The following narrative was related by Mr. Dudley, at the meeting of the Brighton Auxiliary Society, August 14, 1817:
Many years ago, a man was seen, one dark night, walking on the Point of Portsmouth, leading by his hand his little boy, who, being half-starved by the idleness and drunkenness of his father, craved for some food with great earnestness. The Father, (who had before occasioned the death of his wife by ill treatment) enraged, pushed the boy from him with such violence, as to throw him over the Point into the ocean that rolled beneath. The father, being then in a state of intoxication, was unable to assist his boy. The boy seemed lost. But that God, without whose permission not a sparrow falls to the ground, and by whom the very hairs of our heads are numbered, provided for his deliverance.
The boy came up alongside a small boat and climbed in. The boat drifted until it struck against the side of a warship. The seamen let down a rope and the poor boy was drawn up. He was asked his name, to which he replied, "Poor Jack." Jack began to work on the ship. He was now well-fed. His main job was to carry powder to the guns on the ship. One of the officers asked if he could read, and learning he could not, began to teach him. He took to it, and whenever he had a spare moment, he read what he could find. These were not religious books, but rather light reading.

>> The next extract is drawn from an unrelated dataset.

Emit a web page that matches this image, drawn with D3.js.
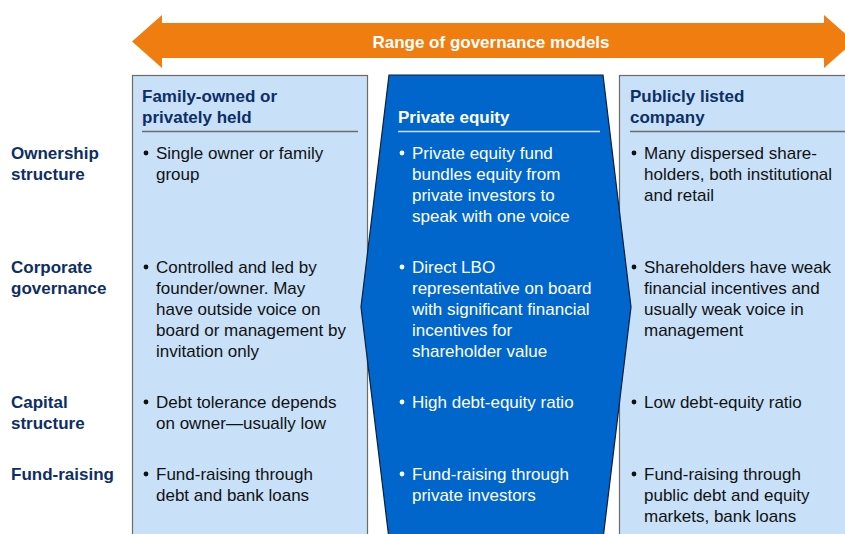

One day after a great battle, Jack was sent below deck to assist the surgeon in dressing wounds. He was ordered to carry some blankets to a man who lay in a hammock. He found the man, who had been picked up two days before, with a fever and in great distress. He shook the man's arm to get him to take his medicine, and the man said to him, "Who are you?" "Poor Jack," he replied.
"How old are you?" "Eighteen." He had now been on the boat for many years. "I might have had a boy just such as you, if I had not thrown him over the Point at Portsmouth, and he would have been just your age, too." Poor Jack quickly recognized the dying man as his once drunk, but now repentant father.
The man began to pray and thanked God that his heavy load of guilt had been lifted by having his sin removed through Christ. The man thought his child, who now stood before him, had died and that he was guilty of murder. When he finished praying, he gave the boy his Bible and told him that the loss of his child had driven him to the Scriptures, where he found that God had sent a Savior to pardon him for his great sins. He then breathed his last and Poor Jack was left looking at his father's lifeless body, holding his Bible. The father never knew that his son was standing before him.
Several years passed and during those years, Jack read his Bible and found himself to be a sinner, and the blood of Christ his only hope and remedy. As the teller of this story drew to a close, he said the following, "He is now a minister of that Gospel of which he was once so ignorant. And I will only add, that the once profane and profligate, but now, I trust, corrected, Jack, stands before you, the relater of his own story."